Bu sebeple vegan diyet için tamamen sağlıksız asla uygulanmamalı demek yapılan çalışmalarla da yanlış bir kanı olarak karşımıza çıkmaktadır.
Ama vegan beslenirken sağlığımızı zarara uğratacak etkilerden korunmak için dikkat edilmesi gereken bazı hususlar vardır ve bu hususlara önemle dikkat edilmesi gerekmektedir. Bunlardan ilki B12 vitaminidir. Bilindiği üzere B12 vitamini hayvansal besin kaynaklarından sağlayacağımız önemli bir vitamindir. Özellikle sinir sistemi sağlığı açısından, kalp ve damar hastalılarından ve anemiden korunmamız için alınması gereken gerekli bir vitamindir. Bu yüzden vegan beslenenlerin gerekli takviyeleri doktor ve diyetisyen kontrolleri ile almaları gerekir.
Sağlıklı bir beslenmede insanın elde ettiği tüm enerjinin %10-20’sinin proteinden karşılanması lazımdır. Bu yüzden veganlar beslenmelerinde aldıkları protein miktarlarına azami dikkat etmelilerdir. Planlı bir şekilde ayarlamazlarsa protein eksikliği görmeleri kaçınılmaz olacaktır.
Diğer bir husus ise alınan demir, kalsiyum, çinko, iyot, fosfor miktarıdır hayvansal besinlerde çokça bulunan bu maddeler yetersiz alındığında farklı sağlık problemlerine sebep olmaktadır ve vücut direncini azaltırken aynı zamanda hastalıklara yakalanma olasılığını artırıp hastalıkların seyrini ağırlaştırmaktadır.
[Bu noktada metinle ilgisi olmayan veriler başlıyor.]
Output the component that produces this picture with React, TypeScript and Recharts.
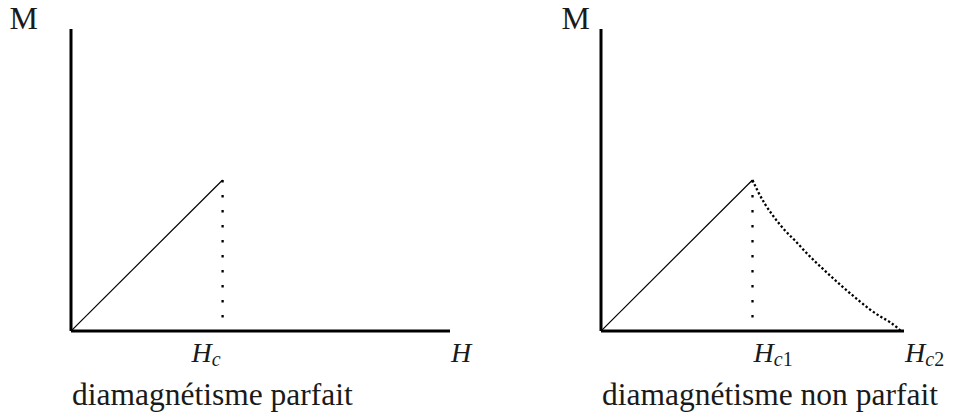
import { LineChart, Line, XAxis, YAxis, Label } from 'recharts';

// field H in units of Hc (Hc1 on the right), magnetisation M (absolute value)
const H_RISE = [0, 1];
const M_RISE = [0, 1];

const H_DROP = [1, 1];
const M_DROP = [0.09, 1];

const H_MIXED = [
  1, 1.038, 1.083, 1.127, 1.17, 1.215, 1.281, 1.347, 1.413, 1.479, 1.578, 1.644, 1.71, 1.776,
  1.842, 1.908, 1.962, 1.978,
];
const M_MIXED = [
  1, 0.92, 0.84, 0.775, 0.718, 0.665, 0.598, 0.527, 0.46, 0.398, 0.307, 0.25, 0.195, 0.142,
  0.097, 0.058, 0.016, 0,
];

const LEFT_TICKS = [1, 2.5];
const LEFT_TICK_LABELS = [['H', 'c', ''], ['H', '', '']];
const RIGHT_TICKS = [1, 2];
const RIGHT_TICK_LABELS = [['H', 'c', '1'], ['H', 'c', '2']];

const LEFT_CAPTION = 'diamagnétisme parfait';
const RIGHT_CAPTION = 'diamagnétisme non parfait';
const Y_TITLE = 'M';

const zip = (hs: number[], ms: number[]) => hs.map((H, i) => ({ H, M: ms[i] }));

const FONT = '"Liberation Serif", "Times New Roman", serif';
const INK = '#1a1a1a';
const PLOT_TOP = 29;
const PLOT_BOTTOM = 331;
const CHART_H = 417;
const AXIS_W = 71;

type PanelProps = {
  left: number;
  width: number;
  marginRight: number;
  xMax: number;
  ticks: number[];
  tickLabels: string[][];
  firstAnchor: 'start' | 'end';
  titleRight: number;
  caption: string;
  withCurve: boolean;
};

const Panel = ({
  left,
  width,
  marginRight,
  xMax,
  ticks,
  tickLabels,
  firstAnchor,
  titleRight,
  caption,
  withCurve,
}: PanelProps) => {
  const renderTick = (props: any) => {
    const { x, payload } = props;
    const i = ticks.indexOf(payload.value);
    if (i < 0) return <g />;
    const [main, sub, digit] = tickLabels[i];
    const anchor = i === 0 ? firstAnchor : 'start';
    const tx = anchor === 'end' ? x - 2 : x + 1;
    return (
      <text
        x={tx}
        y={PLOT_BOTTOM + 31}
        textAnchor={anchor}
        fontFamily={FONT}
        fontSize={28}
        fill={INK}
      >
        <tspan fontStyle="italic">{main}</tspan>
        {sub && (
          <tspan fontStyle="italic" fontSize={20} dy={4}>
            {sub}
          </tspan>
        )}
        {digit && <tspan fontSize={20}>{digit}</tspan>}
      </text>
    );
  };

  const renderCaption = () => (
    <text x={AXIS_W + 1} y={405} fontFamily={FONT} fontSize={31.5} fill={INK}>
      {caption}
    </text>
  );

  const renderTitle = () => (
    <text
      x={titleRight}
      y={PLOT_TOP}
      textAnchor="end"
      fontFamily={FONT}
      fontSize={32}
      fill={INK}
    >
      {Y_TITLE}
    </text>
  );

  return (
    <div style={{ position: 'absolute', left, top: 0 }}>
      <LineChart
        width={width}
        height={CHART_H}
        margin={{ top: PLOT_TOP, right: marginRight, left: 0, bottom: CHART_H - PLOT_BOTTOM - 40 }}
      >
        <XAxis
          type="number"
          dataKey="H"
          domain={[0, xMax]}
          ticks={ticks}
          interval={0}
          tick={renderTick}
          tickLine={false}
          axisLine={{ stroke: '#000', strokeWidth: 3 }}
          height={40}
          allowDataOverflow
        >
          <Label content={renderCaption} />
        </XAxis>
        <YAxis
          type="number"
          domain={[0, 2]}
          width={AXIS_W}
          tick={false}
          tickLine={false}
          axisLine={{ stroke: '#000', strokeWidth: 3 }}
          allowDataOverflow
        >
          <Label content={renderTitle} />
        </YAxis>
        <Line
          data={zip(H_DROP, M_DROP)}
          dataKey="M"
          type="linear"
          stroke="#000"
          strokeWidth={2.3}
          strokeDasharray="2.3 12.7"
          dot={false}
          activeDot={false}
          isAnimationActive={false}
        />
        {withCurve && (
          <Line
            data={zip(H_MIXED, M_MIXED)}
            dataKey="M"
            type="monotone"
            stroke="#000"
            strokeWidth={2.3}
            strokeDasharray="2.3 2.2"
            dot={false}
            activeDot={false}
            isAnimationActive={false}
          />
        )}
        <Line
          data={zip(H_RISE, M_RISE)}
          dataKey="M"
          type="linear"
          stroke="#000"
          strokeWidth={1.2}
          dot={false}
          activeDot={false}
          isAnimationActive={false}
        />
      </LineChart>
    </div>
  );
};

export default function App() {
  return (
    <div style={{ position: 'absolute', left: 0, top: 0, width: 953, height: 417, background: '#fff' }}>
      <Panel
        left={0}
        width={476}
        marginRight={26}
        xMax={2.5}
        ticks={LEFT_TICKS}
        tickLabels={LEFT_TICK_LABELS}
        firstAnchor="end"
        titleRight={38}
        caption={LEFT_CAPTION}
        withCurve={false}
      />
      <Panel
        left={530}
        width={423}
        marginRight={49}
        xMax={2}
        ticks={RIGHT_TICKS}
        tickLabels={RIGHT_TICK_LABELS}
        firstAnchor="start"
        titleRight={60}
        caption={RIGHT_CAPTION}
        withCurve
      />
    </div>
  );
}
Bu sebeple vegan beslenenlerin yani bu yaşam stilini benimseyenlerin planlı , dengeli ve düzenli bir beslenme stilini benimsemeleri gerekmektedir. Bu şekilde sağlıklarını korumalarında engel ve sakınca yoktur. Yapılan araştırmalarda vegan/vejetaryan beslenenlerin sayısının 600 milyondan fazla olduğu belirtilmiştir. Ve bu sayı gerek psikolojik ve ekonomik gerek dini gerekçeler gerek de istek ve ihtiyaçlardan dolayı artmaya devam etmektedir. Bizlere düşende bu stili benimseyen insanları ötekileştirmemek , soyutlamamak ve yaşam tarzlarına saygı duymaktır.